#### GIVEN EXERCISE
Write the lines out again, from the top of the material to the line containing "anchor=base] (statesA) at", pictures excluded.

#### AVAILABLE DATA
===============

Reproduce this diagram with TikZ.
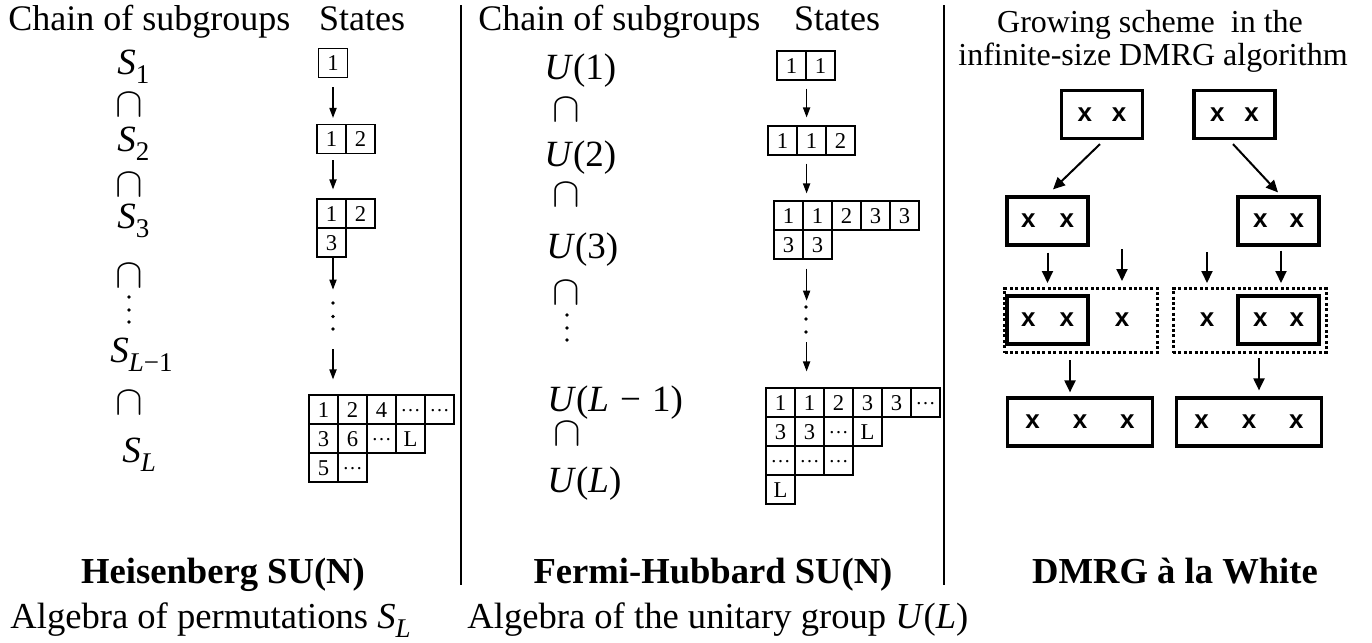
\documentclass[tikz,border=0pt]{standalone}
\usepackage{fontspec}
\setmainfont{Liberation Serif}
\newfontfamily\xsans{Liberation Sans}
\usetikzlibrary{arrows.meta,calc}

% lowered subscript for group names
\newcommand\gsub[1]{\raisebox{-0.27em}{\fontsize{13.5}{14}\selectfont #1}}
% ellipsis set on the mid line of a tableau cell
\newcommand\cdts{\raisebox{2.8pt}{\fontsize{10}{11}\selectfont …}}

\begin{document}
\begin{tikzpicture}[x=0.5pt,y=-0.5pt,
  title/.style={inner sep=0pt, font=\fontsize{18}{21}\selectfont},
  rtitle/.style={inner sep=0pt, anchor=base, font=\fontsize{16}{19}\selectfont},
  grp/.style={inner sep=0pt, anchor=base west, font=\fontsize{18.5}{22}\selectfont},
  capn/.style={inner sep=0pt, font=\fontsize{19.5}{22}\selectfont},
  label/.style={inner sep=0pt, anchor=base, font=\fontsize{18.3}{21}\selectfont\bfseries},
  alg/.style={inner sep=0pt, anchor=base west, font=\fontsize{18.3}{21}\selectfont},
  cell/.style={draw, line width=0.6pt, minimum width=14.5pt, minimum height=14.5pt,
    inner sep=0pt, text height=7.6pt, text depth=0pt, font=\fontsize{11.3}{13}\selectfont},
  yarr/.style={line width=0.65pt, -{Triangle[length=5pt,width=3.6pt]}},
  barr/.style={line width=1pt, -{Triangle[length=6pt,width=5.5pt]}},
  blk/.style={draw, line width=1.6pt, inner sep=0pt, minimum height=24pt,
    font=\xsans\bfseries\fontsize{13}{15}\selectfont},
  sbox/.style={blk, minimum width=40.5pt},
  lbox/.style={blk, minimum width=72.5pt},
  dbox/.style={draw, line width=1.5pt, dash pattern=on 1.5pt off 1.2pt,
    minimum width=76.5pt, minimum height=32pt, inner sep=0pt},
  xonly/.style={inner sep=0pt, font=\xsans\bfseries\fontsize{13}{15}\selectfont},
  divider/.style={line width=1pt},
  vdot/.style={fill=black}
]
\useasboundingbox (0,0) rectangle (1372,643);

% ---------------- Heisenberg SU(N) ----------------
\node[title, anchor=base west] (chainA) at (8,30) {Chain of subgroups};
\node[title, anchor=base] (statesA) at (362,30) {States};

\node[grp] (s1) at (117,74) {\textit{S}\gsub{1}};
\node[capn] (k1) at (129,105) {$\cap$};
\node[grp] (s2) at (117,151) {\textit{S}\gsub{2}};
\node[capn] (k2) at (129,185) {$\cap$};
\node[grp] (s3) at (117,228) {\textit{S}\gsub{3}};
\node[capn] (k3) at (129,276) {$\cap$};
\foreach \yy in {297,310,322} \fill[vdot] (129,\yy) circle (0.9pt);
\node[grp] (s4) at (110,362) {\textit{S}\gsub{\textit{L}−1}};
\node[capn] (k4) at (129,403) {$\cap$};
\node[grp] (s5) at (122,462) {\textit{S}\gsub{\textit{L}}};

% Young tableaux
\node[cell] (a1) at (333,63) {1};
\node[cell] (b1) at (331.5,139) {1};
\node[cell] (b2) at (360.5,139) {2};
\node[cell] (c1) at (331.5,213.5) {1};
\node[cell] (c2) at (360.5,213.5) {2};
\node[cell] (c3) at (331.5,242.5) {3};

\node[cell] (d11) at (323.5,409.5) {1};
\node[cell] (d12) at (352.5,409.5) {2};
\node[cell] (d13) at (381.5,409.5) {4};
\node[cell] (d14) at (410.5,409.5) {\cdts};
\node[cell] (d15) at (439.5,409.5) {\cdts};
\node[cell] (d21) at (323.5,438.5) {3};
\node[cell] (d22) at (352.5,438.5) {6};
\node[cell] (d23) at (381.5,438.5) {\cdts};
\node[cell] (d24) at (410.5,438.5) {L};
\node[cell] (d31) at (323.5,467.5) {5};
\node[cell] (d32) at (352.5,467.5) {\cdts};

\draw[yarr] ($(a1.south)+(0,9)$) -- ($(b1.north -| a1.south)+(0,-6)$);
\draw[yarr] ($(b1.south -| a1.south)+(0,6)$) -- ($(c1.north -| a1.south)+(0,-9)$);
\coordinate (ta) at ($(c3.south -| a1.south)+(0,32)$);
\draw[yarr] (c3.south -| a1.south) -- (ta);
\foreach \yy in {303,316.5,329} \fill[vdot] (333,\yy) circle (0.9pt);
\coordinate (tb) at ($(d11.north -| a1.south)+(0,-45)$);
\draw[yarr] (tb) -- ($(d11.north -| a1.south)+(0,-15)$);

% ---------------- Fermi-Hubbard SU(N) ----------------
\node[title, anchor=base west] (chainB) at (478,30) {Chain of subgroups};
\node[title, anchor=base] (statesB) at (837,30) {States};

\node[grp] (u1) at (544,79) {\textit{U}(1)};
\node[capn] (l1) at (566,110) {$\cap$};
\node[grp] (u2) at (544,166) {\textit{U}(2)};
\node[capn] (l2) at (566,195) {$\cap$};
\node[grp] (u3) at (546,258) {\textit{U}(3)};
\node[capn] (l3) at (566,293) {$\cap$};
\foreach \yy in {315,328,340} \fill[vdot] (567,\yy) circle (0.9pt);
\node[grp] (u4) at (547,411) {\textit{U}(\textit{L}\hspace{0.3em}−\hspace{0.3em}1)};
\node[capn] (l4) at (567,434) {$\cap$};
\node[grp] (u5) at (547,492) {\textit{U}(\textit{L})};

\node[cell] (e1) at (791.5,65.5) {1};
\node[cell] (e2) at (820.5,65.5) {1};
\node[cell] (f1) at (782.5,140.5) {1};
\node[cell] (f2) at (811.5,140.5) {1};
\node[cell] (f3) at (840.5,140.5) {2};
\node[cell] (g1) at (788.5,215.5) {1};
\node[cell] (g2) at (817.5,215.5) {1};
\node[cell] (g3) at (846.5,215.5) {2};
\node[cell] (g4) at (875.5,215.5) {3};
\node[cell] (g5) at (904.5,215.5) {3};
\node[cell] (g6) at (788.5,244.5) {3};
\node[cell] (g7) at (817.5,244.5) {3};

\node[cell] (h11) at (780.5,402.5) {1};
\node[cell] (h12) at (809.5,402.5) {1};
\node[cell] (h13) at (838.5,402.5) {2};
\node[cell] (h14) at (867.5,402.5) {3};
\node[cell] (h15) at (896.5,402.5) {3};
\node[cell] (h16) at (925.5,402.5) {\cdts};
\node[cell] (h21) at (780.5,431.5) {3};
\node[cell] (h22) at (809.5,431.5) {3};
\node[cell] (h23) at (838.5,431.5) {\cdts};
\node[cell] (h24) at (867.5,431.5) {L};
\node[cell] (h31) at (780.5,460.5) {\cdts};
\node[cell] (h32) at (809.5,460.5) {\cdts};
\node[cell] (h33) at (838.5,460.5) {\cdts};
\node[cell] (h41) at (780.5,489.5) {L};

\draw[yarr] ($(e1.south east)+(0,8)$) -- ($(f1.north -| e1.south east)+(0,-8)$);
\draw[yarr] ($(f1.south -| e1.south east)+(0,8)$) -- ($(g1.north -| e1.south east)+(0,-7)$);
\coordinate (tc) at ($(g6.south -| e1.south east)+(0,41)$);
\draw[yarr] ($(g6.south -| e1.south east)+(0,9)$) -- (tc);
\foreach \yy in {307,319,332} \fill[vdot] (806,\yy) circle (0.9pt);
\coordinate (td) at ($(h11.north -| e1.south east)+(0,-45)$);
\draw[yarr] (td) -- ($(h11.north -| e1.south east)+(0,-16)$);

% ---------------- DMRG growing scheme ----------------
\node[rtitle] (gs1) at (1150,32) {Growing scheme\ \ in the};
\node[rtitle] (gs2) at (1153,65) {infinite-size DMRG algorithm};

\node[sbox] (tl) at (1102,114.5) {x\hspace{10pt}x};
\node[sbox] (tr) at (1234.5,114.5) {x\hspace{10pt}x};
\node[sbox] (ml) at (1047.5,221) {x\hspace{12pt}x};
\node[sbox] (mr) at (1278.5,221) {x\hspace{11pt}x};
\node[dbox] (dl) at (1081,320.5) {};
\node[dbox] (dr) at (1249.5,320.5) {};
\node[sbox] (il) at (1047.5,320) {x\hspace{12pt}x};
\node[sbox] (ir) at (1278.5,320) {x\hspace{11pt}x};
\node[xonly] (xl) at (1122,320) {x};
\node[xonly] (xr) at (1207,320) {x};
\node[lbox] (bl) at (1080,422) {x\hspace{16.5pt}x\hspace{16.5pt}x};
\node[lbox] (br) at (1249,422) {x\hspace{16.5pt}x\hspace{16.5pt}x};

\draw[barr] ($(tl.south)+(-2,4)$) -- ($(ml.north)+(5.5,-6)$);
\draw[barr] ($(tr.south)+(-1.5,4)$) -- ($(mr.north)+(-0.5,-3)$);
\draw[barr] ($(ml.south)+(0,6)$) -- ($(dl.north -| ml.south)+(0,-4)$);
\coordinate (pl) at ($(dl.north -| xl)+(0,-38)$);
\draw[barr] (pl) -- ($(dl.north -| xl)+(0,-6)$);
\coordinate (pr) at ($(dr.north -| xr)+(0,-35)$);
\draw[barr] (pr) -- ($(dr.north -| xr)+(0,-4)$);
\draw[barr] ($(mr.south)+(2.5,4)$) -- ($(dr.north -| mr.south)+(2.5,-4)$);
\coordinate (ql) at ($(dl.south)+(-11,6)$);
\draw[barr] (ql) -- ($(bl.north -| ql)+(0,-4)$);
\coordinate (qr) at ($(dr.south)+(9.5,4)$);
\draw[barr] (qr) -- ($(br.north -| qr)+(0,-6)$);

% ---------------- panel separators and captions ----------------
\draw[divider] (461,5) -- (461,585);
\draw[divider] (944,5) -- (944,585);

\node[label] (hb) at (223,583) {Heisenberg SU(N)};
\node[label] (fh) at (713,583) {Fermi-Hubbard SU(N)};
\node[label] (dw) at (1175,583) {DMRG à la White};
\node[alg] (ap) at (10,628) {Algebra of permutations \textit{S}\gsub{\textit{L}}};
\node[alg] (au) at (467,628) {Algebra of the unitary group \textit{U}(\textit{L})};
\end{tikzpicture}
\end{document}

===============

#### WRITTEN REPLY
Reproduce this diagram with TikZ.
\documentclass[tikz,border=0pt]{standalone}
\usepackage{fontspec}
\setmainfont{Liberation Serif}
\newfontfamily\xsans{Liberation Sans}
\usetikzlibrary{arrows.meta,calc}

% lowered subscript for group names
\newcommand\gsub[1]{\raisebox{-0.27em}{\fontsize{13.5}{14}\selectfont #1}}
% ellipsis set on the mid line of a tableau cell
\newcommand\cdts{\raisebox{2.8pt}{\fontsize{10}{11}\selectfont …}}

\begin{document}
\begin{tikzpicture}[x=0.5pt,y=-0.5pt,
  title/.style={inner sep=0pt, font=\fontsize{18}{21}\selectfont},
  rtitle/.style={inner sep=0pt, anchor=base, font=\fontsize{16}{19}\selectfont},
  grp/.style={inner sep=0pt, anchor=base west, font=\fontsize{18.5}{22}\selectfont},
  capn/.style={inner sep=0pt, font=\fontsize{19.5}{22}\selectfont},
  label/.style={inner sep=0pt, anchor=base, font=\fontsize{18.3}{21}\selectfont\bfseries},
  alg/.style={inner sep=0pt, anchor=base west, font=\fontsize{18.3}{21}\selectfont},
  cell/.style={draw, line width=0.6pt, minimum width=14.5pt, minimum height=14.5pt,
    inner sep=0pt, text height=7.6pt, text depth=0pt, font=\fontsize{11.3}{13}\selectfont},
  yarr/.style={line width=0.65pt, -{Triangle[length=5pt,width=3.6pt]}},
  barr/.style={line width=1pt, -{Triangle[length=6pt,width=5.5pt]}},
  blk/.style={draw, line width=1.6pt, inner sep=0pt, minimum height=24pt,
    font=\xsans\bfseries\fontsize{13}{15}\selectfont},
  sbox/.style={blk, minimum width=40.5pt},
  lbox/.style={blk, minimum width=72.5pt},
  dbox/.style={draw, line width=1.5pt, dash pattern=on 1.5pt off 1.2pt,
    minimum width=76.5pt, minimum height=32pt, inner sep=0pt},
  xonly/.style={inner sep=0pt, font=\xsans\bfseries\fontsize{13}{15}\selectfont},
  divider/.style={line width=1pt},
  vdot/.style={fill=black}
]
\useasboundingbox (0,0) rectangle (1372,643);

% ---------------- Heisenberg SU(N) ----------------
\node[title, anchor=base west] (chainA) at (8,30) {Chain of subgroups};
\node[title, anchor=base] (statesA) at (362,30) {States};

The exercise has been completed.